> [Supplied data]
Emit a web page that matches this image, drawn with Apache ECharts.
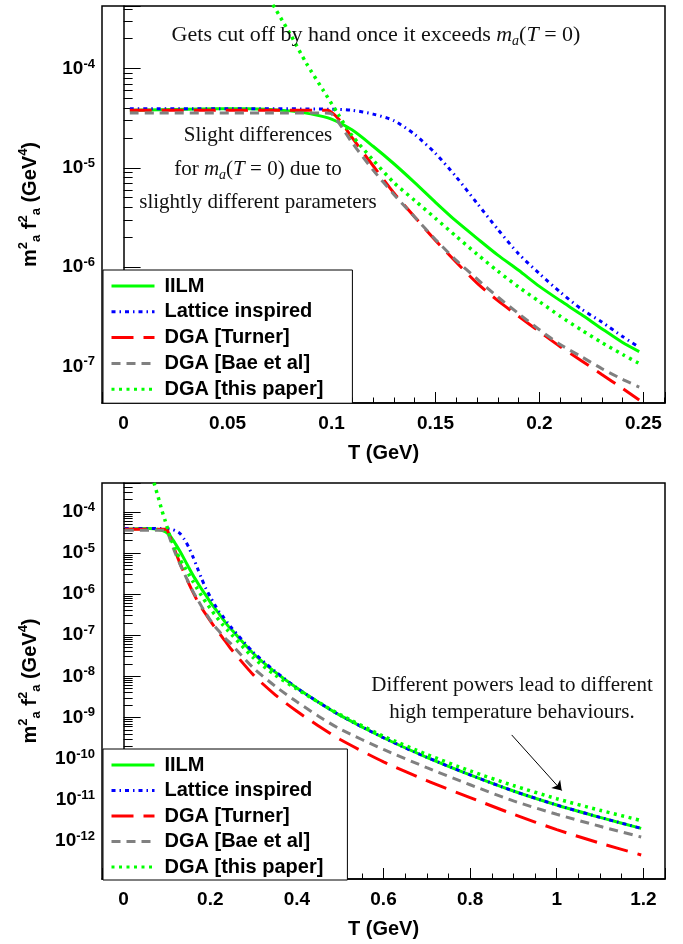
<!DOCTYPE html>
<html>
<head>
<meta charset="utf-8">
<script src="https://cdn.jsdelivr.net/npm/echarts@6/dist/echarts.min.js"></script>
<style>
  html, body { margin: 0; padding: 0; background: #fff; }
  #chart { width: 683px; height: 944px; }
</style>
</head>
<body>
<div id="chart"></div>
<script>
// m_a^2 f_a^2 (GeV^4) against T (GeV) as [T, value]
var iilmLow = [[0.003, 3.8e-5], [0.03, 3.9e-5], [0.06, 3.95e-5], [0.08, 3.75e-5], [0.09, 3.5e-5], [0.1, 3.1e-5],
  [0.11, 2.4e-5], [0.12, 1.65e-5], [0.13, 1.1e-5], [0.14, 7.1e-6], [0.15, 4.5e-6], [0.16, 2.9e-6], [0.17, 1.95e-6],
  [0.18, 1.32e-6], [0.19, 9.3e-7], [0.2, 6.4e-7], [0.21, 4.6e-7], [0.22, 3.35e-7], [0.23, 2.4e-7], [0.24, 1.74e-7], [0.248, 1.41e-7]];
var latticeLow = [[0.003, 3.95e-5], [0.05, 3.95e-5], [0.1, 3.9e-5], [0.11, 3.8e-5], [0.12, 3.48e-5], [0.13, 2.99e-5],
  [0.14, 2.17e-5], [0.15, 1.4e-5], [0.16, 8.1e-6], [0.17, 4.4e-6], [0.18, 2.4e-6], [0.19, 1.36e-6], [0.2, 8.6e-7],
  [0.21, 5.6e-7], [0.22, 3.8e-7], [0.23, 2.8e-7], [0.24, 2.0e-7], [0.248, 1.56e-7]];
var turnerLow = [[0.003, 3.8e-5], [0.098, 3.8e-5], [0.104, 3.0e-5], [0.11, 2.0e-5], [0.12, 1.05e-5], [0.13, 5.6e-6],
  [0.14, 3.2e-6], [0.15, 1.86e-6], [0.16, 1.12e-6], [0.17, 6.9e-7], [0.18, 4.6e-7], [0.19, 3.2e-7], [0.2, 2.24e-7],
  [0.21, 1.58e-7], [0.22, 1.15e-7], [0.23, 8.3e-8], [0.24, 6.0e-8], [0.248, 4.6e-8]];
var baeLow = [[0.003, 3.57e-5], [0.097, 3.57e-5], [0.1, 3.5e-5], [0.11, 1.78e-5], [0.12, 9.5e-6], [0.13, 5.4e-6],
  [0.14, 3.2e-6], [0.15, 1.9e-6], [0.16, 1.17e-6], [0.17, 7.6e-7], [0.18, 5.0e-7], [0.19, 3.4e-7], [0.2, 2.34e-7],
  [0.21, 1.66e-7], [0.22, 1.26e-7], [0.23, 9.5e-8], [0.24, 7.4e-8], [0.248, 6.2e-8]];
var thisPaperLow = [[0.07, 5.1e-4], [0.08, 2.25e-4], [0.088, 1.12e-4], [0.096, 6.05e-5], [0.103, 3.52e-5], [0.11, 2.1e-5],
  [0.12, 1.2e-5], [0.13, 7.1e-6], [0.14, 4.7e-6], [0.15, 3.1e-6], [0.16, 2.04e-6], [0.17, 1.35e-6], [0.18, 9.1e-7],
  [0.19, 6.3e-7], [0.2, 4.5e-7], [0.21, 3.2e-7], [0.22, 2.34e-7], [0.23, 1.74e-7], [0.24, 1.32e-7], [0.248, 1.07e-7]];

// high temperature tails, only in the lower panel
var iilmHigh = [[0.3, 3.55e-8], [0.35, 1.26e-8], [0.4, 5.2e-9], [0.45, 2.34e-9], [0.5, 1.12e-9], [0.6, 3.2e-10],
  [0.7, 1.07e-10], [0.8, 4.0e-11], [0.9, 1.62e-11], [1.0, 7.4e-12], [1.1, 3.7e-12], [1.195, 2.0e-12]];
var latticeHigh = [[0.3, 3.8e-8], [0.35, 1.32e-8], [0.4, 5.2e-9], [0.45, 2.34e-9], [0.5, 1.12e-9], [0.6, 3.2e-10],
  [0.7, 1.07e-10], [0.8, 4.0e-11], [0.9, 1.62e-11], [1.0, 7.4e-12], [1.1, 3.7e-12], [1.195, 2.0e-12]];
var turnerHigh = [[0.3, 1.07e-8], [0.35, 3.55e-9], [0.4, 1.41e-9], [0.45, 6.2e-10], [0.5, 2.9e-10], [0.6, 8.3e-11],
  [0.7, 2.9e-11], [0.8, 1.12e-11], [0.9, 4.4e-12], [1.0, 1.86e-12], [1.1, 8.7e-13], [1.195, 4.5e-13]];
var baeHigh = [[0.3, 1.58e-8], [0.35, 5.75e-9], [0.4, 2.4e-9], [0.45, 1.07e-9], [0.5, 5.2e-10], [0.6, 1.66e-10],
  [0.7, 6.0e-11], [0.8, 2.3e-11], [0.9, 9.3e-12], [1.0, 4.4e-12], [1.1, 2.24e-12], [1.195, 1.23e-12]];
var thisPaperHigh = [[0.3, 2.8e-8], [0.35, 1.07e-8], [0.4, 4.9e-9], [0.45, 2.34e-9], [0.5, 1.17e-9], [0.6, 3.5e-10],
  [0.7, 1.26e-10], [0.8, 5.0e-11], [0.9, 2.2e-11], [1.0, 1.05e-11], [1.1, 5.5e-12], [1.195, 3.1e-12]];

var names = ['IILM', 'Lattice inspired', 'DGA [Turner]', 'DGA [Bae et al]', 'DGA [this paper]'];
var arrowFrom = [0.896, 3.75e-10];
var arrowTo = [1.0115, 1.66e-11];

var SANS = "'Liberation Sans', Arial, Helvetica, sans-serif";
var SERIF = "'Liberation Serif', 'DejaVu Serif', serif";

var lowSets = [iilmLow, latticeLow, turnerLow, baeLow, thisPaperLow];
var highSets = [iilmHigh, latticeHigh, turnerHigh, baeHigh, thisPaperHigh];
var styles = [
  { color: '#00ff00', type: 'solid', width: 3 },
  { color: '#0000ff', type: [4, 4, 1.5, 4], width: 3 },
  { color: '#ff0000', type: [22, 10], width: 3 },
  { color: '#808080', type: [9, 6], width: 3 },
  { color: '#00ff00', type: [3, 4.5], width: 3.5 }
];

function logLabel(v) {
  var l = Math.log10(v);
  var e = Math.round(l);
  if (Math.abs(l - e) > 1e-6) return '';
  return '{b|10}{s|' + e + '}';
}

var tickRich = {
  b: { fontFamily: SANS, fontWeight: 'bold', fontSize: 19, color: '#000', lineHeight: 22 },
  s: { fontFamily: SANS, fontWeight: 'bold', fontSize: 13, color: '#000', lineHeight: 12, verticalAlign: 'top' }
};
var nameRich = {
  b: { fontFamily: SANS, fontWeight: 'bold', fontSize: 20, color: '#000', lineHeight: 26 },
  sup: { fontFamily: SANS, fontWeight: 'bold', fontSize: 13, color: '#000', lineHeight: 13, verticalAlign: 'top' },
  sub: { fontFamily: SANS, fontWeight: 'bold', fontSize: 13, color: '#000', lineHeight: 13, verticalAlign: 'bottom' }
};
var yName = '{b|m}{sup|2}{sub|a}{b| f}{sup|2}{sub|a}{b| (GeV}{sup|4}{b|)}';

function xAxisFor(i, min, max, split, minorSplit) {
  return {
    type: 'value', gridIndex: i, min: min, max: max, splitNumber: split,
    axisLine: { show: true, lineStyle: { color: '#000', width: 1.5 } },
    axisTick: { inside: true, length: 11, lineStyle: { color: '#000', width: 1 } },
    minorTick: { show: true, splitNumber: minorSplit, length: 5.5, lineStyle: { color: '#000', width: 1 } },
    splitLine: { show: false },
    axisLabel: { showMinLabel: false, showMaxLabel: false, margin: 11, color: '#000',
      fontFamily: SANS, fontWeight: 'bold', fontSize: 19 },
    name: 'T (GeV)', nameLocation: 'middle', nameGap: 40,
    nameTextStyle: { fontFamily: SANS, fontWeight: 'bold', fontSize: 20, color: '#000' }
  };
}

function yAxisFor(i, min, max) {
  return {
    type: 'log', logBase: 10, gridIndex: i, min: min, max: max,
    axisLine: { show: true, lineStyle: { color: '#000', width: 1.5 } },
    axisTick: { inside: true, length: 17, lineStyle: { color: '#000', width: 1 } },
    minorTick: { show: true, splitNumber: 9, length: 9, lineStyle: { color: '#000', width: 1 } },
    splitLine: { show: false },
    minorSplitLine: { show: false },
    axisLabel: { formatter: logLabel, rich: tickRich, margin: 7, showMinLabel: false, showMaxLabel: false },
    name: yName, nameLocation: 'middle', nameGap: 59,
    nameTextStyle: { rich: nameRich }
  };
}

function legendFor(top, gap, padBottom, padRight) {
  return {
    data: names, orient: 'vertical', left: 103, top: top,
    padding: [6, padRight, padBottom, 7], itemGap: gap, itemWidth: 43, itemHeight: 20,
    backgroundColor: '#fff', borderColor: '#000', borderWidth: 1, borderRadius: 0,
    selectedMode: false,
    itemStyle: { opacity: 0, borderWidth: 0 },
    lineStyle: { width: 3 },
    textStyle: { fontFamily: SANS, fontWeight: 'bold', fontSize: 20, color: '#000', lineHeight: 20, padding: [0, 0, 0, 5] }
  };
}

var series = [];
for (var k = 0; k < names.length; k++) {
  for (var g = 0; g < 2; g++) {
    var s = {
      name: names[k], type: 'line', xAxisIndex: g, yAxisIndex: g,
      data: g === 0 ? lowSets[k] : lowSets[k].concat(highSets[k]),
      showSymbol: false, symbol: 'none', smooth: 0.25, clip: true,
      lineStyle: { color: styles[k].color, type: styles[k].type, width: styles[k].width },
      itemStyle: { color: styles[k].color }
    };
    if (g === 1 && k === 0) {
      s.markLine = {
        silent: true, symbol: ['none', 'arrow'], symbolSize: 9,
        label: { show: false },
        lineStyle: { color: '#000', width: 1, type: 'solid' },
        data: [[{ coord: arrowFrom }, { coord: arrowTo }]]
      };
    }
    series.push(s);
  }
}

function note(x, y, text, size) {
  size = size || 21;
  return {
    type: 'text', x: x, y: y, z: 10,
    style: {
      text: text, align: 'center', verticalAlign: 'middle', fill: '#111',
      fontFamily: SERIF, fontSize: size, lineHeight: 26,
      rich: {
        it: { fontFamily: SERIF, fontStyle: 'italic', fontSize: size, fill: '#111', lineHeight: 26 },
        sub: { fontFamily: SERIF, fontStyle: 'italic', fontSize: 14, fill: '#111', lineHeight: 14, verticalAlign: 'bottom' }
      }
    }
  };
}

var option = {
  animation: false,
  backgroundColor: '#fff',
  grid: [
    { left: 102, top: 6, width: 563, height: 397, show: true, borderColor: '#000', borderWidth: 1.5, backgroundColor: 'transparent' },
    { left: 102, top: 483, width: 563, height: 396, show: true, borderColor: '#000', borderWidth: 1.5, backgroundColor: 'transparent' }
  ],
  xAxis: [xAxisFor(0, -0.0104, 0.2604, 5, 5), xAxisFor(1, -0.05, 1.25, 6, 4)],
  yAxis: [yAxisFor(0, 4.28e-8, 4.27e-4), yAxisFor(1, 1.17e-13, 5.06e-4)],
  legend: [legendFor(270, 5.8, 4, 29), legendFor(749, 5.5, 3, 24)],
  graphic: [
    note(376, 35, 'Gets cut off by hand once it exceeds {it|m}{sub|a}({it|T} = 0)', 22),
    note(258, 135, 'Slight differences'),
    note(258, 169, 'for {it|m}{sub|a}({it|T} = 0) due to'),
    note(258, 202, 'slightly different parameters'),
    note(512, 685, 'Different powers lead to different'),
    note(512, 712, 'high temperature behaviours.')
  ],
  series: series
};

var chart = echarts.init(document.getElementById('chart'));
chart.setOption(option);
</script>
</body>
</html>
==
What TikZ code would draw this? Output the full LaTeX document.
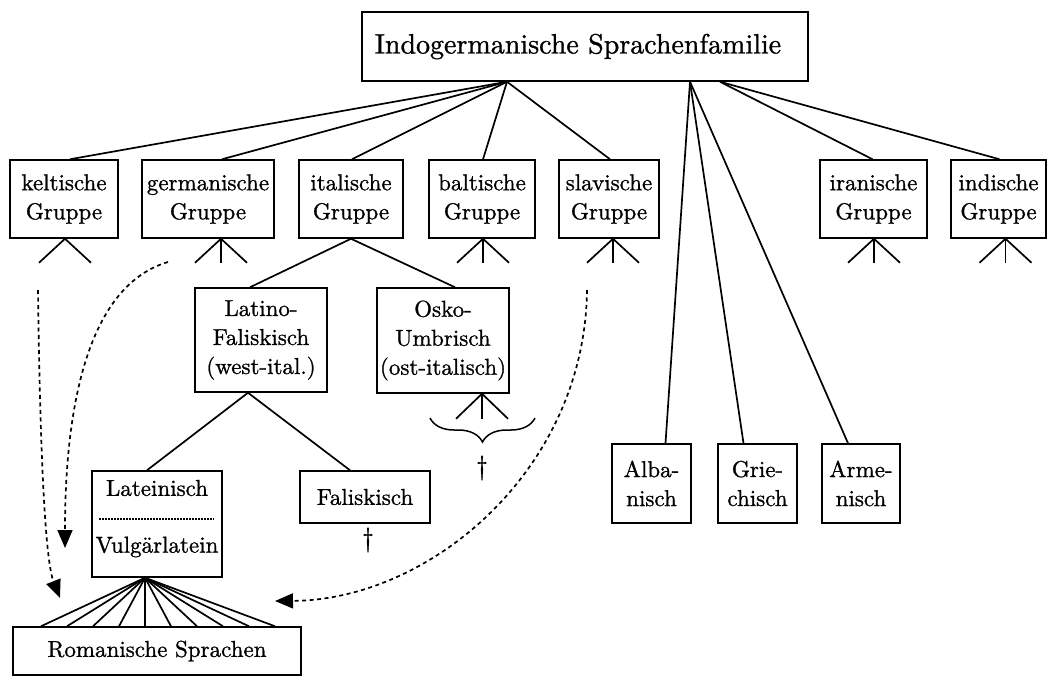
* * *
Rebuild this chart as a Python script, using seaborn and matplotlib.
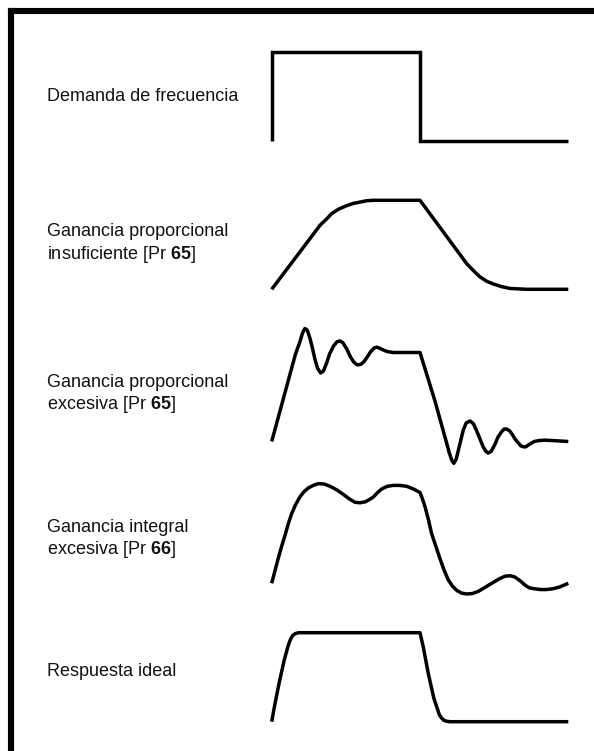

> [What the task asks] Only the number is wanted: how many lines of the material above include the word "script"?

> [Written solution] 4